(Figure scripts)
* * *

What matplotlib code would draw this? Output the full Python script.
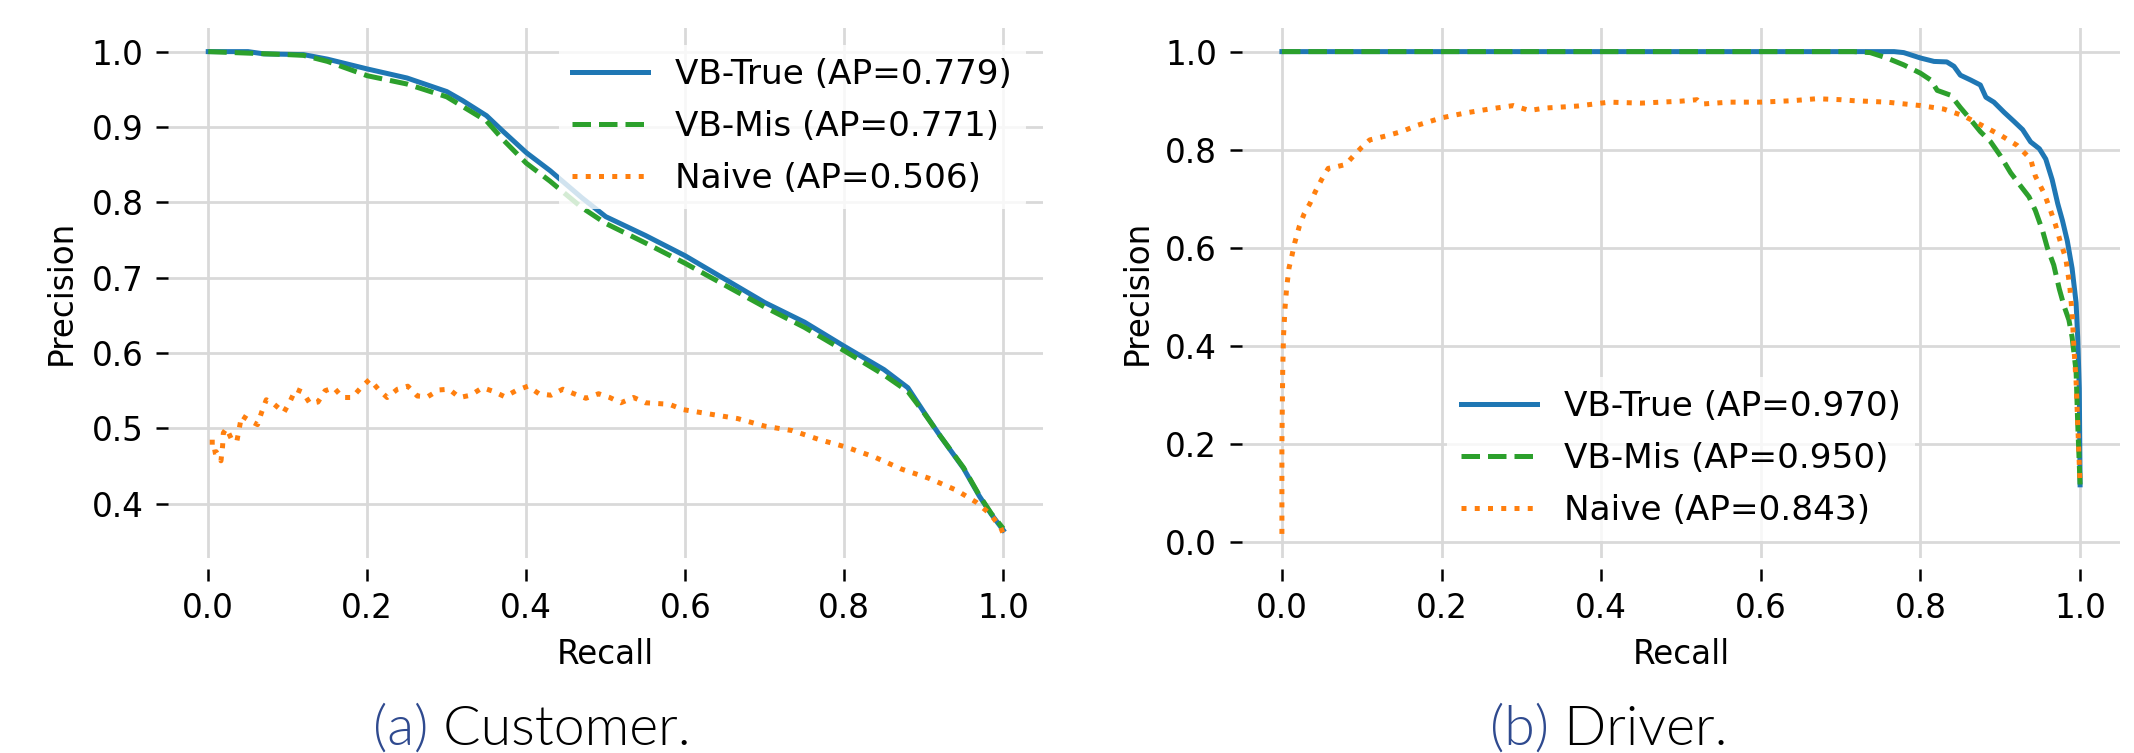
import matplotlib
matplotlib.use("Agg")
import matplotlib.pyplot as plt

# ---- (a) Customer ----
cust_true_r = [0.0, 0.05, 0.07, 0.12, 0.15, 0.2, 0.25, 0.3, 0.32, 0.35, 0.37, 0.4, 0.43,
               0.47, 0.5, 0.55, 0.6, 0.65, 0.7, 0.75, 0.8, 0.85, 0.88, 0.9, 0.92, 0.95,
               0.97, 0.985, 1.0]
cust_true_p = [1.0, 1.0, 0.997, 0.996, 0.99, 0.977, 0.965, 0.947, 0.935, 0.915, 0.895, 0.866,
               0.842, 0.806, 0.781, 0.756, 0.729, 0.698, 0.667, 0.641, 0.609, 0.578, 0.554,
               0.522, 0.491, 0.447, 0.41, 0.386, 0.365]
cust_mis_r = [0.0, 0.05, 0.1, 0.12, 0.15, 0.2, 0.25, 0.3, 0.35, 0.37, 0.4, 0.43, 0.47, 0.5,
              0.55, 0.6, 0.65, 0.7, 0.75, 0.8, 0.85, 0.88, 0.9, 0.92, 0.95, 0.97, 0.985, 1.0]
cust_mis_p = [1.0, 0.998, 0.996, 0.995, 0.987, 0.968, 0.957, 0.94, 0.908, 0.884, 0.852, 0.828,
              0.793, 0.772, 0.746, 0.719, 0.69, 0.661, 0.634, 0.603, 0.571, 0.549, 0.521,
              0.491, 0.448, 0.411, 0.387, 0.367]
cust_naive_r = [0.005, 0.005, 0.01, 0.016, 0.018, 0.019, 0.023, 0.03, 0.036, 0.039, 0.042,
                0.051, 0.062, 0.067, 0.073, 0.083, 0.095, 0.103, 0.11, 0.119, 0.128, 0.138,
                0.147, 0.158, 0.169, 0.181, 0.192, 0.203, 0.214, 0.225, 0.238, 0.251, 0.263,
                0.276, 0.29, 0.303, 0.316, 0.33, 0.345, 0.359, 0.373, 0.387, 0.402, 0.416,
                0.431, 0.446, 0.46, 0.475, 0.491, 0.505, 0.519, 0.535, 0.55, 0.58, 0.597,
                0.631, 0.666, 0.70, 0.735, 0.769, 0.803, 0.838, 0.872, 0.906, 0.941, 0.966,
                0.984, 0.997, 1.0]
cust_naive_p = [0.485, 0.468, 0.469, 0.457, 0.476, 0.494, 0.50, 0.484, 0.483, 0.50, 0.517,
                0.511, 0.505, 0.521, 0.538, 0.532, 0.521, 0.536, 0.552, 0.548, 0.533, 0.535,
                0.55, 0.554, 0.541, 0.541, 0.554, 0.565, 0.552, 0.541, 0.552, 0.556, 0.543,
                0.542, 0.551, 0.552, 0.541, 0.544, 0.554, 0.549, 0.542, 0.55, 0.556, 0.546,
                0.544, 0.552, 0.546, 0.54, 0.546, 0.541, 0.534, 0.541, 0.534, 0.532, 0.525,
                0.519, 0.513, 0.503, 0.497, 0.485, 0.475, 0.462, 0.446, 0.434, 0.418, 0.402,
                0.386, 0.368, 0.36]

# ---- (b) Driver ----
drv_true_r = [0.0, 0.767, 0.779, 0.8, 0.817, 0.833, 0.842, 0.85, 0.863, 0.875, 0.882, 0.892,
              0.905, 0.917, 0.928, 0.938, 0.949, 0.957, 0.965, 0.972, 0.978, 0.984, 0.99,
              0.995, 0.997, 0.999, 1.0]
drv_true_p = [1.0, 1.0, 0.998, 0.987, 0.98, 0.979, 0.97, 0.952, 0.942, 0.932, 0.907, 0.897,
              0.876, 0.858, 0.841, 0.816, 0.802, 0.781, 0.739, 0.69, 0.655, 0.614, 0.558,
              0.488, 0.418, 0.313, 0.117]
drv_mis_r = [0.0, 0.716, 0.737, 0.758, 0.779, 0.8, 0.813, 0.821, 0.838, 0.85, 0.861, 0.875,
             0.888, 0.9, 0.913, 0.926, 0.936, 0.944, 0.953, 0.959, 0.967, 0.974, 0.98, 0.986,
             0.99, 0.995, 0.997, 1.0]
drv_mis_p = [1.0, 1.0, 0.998, 0.987, 0.973, 0.956, 0.942, 0.921, 0.911, 0.886, 0.865, 0.837,
             0.816, 0.788, 0.753, 0.725, 0.704, 0.676, 0.635, 0.6, 0.565, 0.516, 0.481, 0.453,
             0.418, 0.348, 0.243, 0.117]
drv_naive_r = [0.0, 0.0, 0.001, 0.002, 0.004, 0.006, 0.009, 0.012, 0.016, 0.022, 0.028, 0.035,
               0.042, 0.05, 0.058, 0.07, 0.08, 0.09, 0.1, 0.11, 0.13, 0.15, 0.17, 0.2, 0.23,
               0.26, 0.29, 0.31, 0.33, 0.37, 0.41, 0.45, 0.5, 0.52, 0.525, 0.56, 0.6, 0.64,
               0.67, 0.7, 0.716, 0.758, 0.8, 0.829, 0.854, 0.879, 0.9, 0.921, 0.938, 0.944,
               0.955, 0.963, 0.969, 0.975, 0.982, 0.987, 0.99, 0.992, 0.995, 0.997, 1.0]
drv_naive_p = [0.017, 0.2, 0.35, 0.42, 0.48, 0.52, 0.56, 0.58, 0.61, 0.645, 0.67, 0.69, 0.715,
               0.74, 0.762, 0.766, 0.77, 0.788, 0.805, 0.82, 0.828, 0.837, 0.85, 0.865, 0.875,
               0.883, 0.89, 0.88, 0.885, 0.889, 0.897, 0.895, 0.899, 0.902, 0.893, 0.897,
               0.897, 0.9, 0.904, 0.902, 0.9, 0.897, 0.89, 0.883, 0.869, 0.848, 0.83, 0.809,
               0.781, 0.746, 0.711, 0.676, 0.648, 0.614, 0.579, 0.523, 0.467, 0.404, 0.327,
               0.243, 0.117]

cust_ap = [0.779, 0.771, 0.506]
drv_ap = [0.970, 0.950, 0.843]
captions = [("(a)", "Customer."), ("(b)", "Driver.")]

FS = 23.5
plt.rcParams["font.family"] = "DejaVu Sans"
plt.rcParams["font.size"] = FS

fig = plt.figure(figsize=(21.34, 7.53), dpi=100)
W, H = 2134, 753
ax1 = fig.add_axes([168.5 / W, 1 - 558 / H, (1043 - 168.5) / W, (558 - 27.5) / H])
ax2 = fig.add_axes([1242 / W, 1 - 558 / H, (2120 - 1242) / W, (558 - 27.5) / H])

panels = [
    (ax1, cust_true_r, cust_true_p, cust_mis_r, cust_mis_p, cust_naive_r, cust_naive_p, cust_ap, "upper right", 61),
    (ax2, drv_true_r, drv_true_p, drv_mis_r, drv_mis_p, drv_naive_r, drv_naive_p, drv_ap, "lower center", 1137),
]

lw = 3.6
for ax, tr, tp, mr, mp, nr, np_, ap, loc, ylab_x in panels:
    ax.plot(tr, tp, color="#1f77b4", lw=lw, ls="-", label=f"VB-True (AP={ap[0]:.3f})")
    ax.plot(mr, mp, color="#2ca02c", lw=lw, ls="--", label=f"VB-Mis (AP={ap[1]:.3f})")
    ax.plot(nr, np_, color="#ff7f0e", lw=lw, ls=":", label=f"Naive (AP={ap[2]:.3f})")
    ax.set_xticks([0.0, 0.2, 0.4, 0.6, 0.8, 1.0])
    ax.grid(True, color="#d9d9d9", lw=2.0)
    ax.set_axisbelow(True)
    for s in ax.spines.values():
        s.set_visible(False)
    ax.spines["bottom"].set_position(("outward", 8))
    ax.tick_params(axis="both", direction="out", length=8.5, width=1.8, color="black",
                   labelsize=FS)
    ax.tick_params(axis="x", pad=8)
    ax.tick_params(axis="y", pad=9.5)
    ax.set_xlabel("Recall", fontsize=FS)
    ax.set_ylabel("Precision", fontsize=FS)
    ax.xaxis.label.set_va("center")
    ax.xaxis.set_label_coords(0.5, -(655 - 558) / 530.5)
    ax.yaxis.label.set_va("center")
    pos = ax.get_position()
    ax.yaxis.set_label_coords(-(pos.x0 * W - ylab_x) / (pos.width * W), 0.5)
    leg = ax.legend(loc=loc, fontsize=FS + 1.2, handlelength=2.2, labelspacing=0.55,
                    framealpha=0.8)
    leg.get_frame().set_edgecolor("none")

# subfigure captions
fig.canvas.draw()
renderer = fig.canvas.get_renderer()
cap_x = [373 / W, 1490 / W]
for (tag, name), x in zip(captions, cap_x):
    t1 = fig.text(x, 1 - 745 / H, tag, family="Lato", fontweight=300, fontsize=40,
                  color="#2f4a8f", va="baseline", ha="left")
    bb = t1.get_window_extent(renderer)
    fig.text(bb.x1 / W, 1 - 745 / H, " " + name, family="Lato", fontweight=300,
             fontsize=40, color="black", va="baseline", ha="left")

fig.savefig("out.png", dpi=100)
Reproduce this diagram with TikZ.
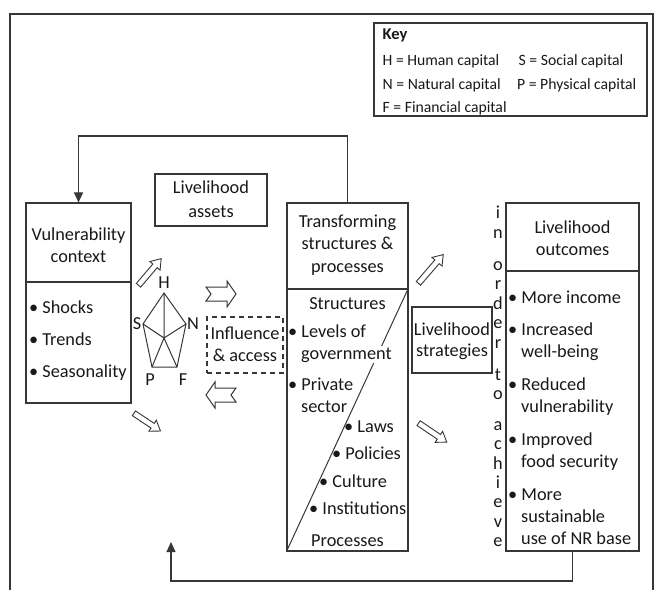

* * *

[PROMPT] Please quote the lines of the material, beginning with the first and ending with the one that contains "import matplotlib.pyplot as plt", exactly as written and without any pictures.

[COMPLETED EXERCISE]
What matplotlib code would draw this? Output the full Python script.
import matplotlib
matplotlib.use("Agg")
import matplotlib.pyplot as plt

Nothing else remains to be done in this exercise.